Anyway, I’m not going to think any less of Hakuho for these comments. He was very close to the late Taiho and he always seems to carry himself with dignity and he does take sumo very seriously. I just think he’s got a bit of a chip on his shoulder since he will not be fully embraced by Japanese as much as he feels he deserves. And he’s probably right. But, at the same time, I know there was blowback and resentment when Tiger Woods dominated golf…but that game was never more popular.
Bottom line, I wouldn’t a expect Japanese or Kenyan or American wrestler to be embraced by Mongolians if a star suddenly came over and started dominating Mongolian wrestling or archery or horseback riding…and even less so if there seemed to be a wave of them utterly dominating every tournament for a decade. Face it, we love COMPETITION. When someone (or a group of people) dominate a supposedly competitive sport, it takes the fun out of it. We cheer the underdogs, the upstarts, the Jeremy Lins. We get pleasure out of seeing trouble brewing at McDonald’s, Starbucks, WalMart, or even with Kim Kardashian. We often want to see our leaders knocked down a peg.
In the case of Hakuho, though, it’s weird. I would like to see him challenged a bit more and I would like to see more wrestlers winning but I’m happy he’s doing so well. Also, I’d never want to see him stop performing at this peak level.

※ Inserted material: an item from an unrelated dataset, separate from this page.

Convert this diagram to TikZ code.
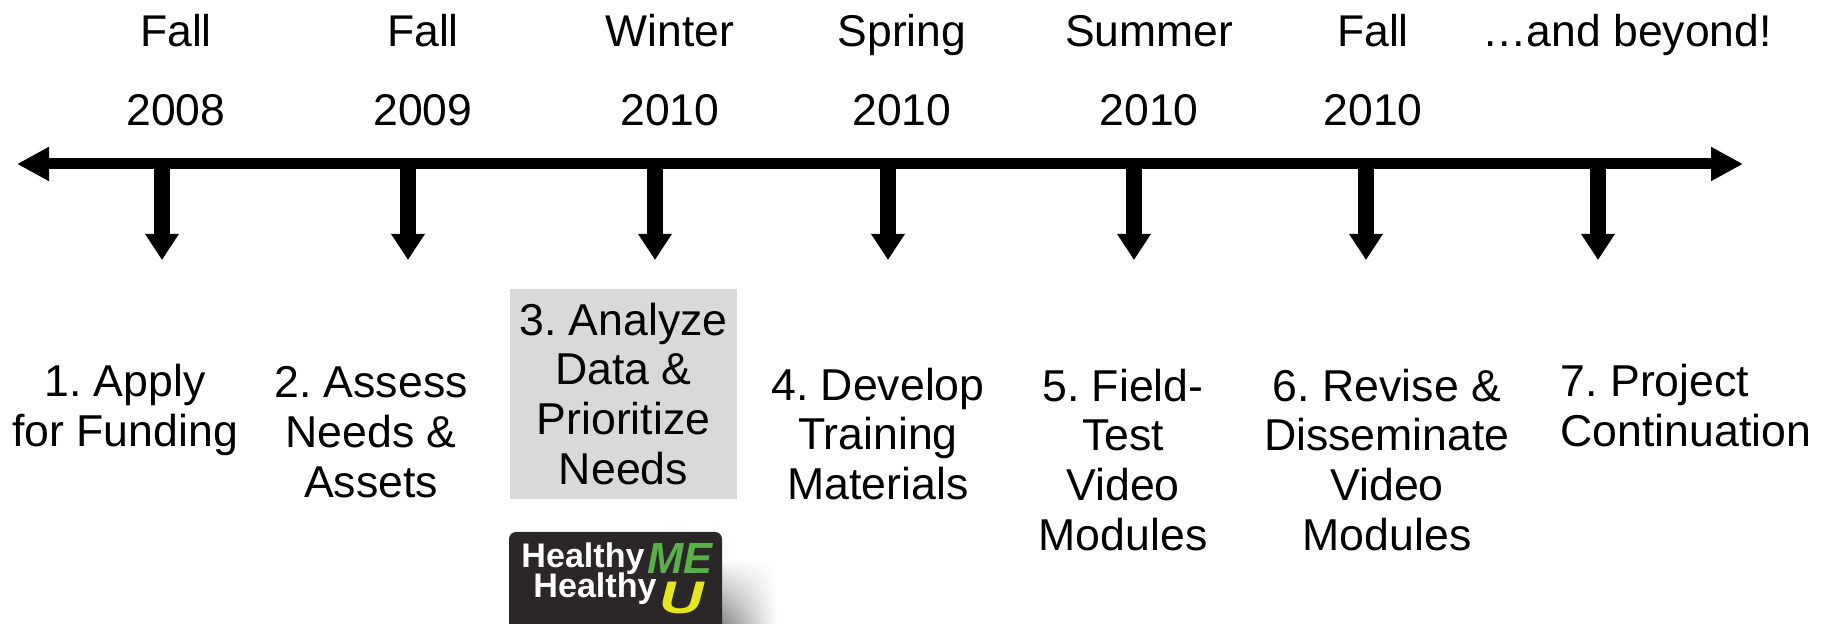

I know that if he were to become injured or to start to lose, I’d feel I’d lost something — like I do when watching Tiger miss another cut. That man lost his family, a billion dollars, the player life, lost his game, and now he lost a tooth. Yes, I enjoyed seeing him lose a tournament or two when he was dominating…but I want to see him win again. I would never hope anyone would go through what he’s gone through. I give him props that in spite of all that he’s gone through, he hasn’t spiraled out of control like John Daly or Johnny Manziel.
Hakuho is utterly dominant and we are witnessing true greatness and I hope he performs at this level for another 10 years. But he needs a worthy rival. Beyond the skill and power, I think it’s that intensity that I really enjoy…even as I root for Harumafuji.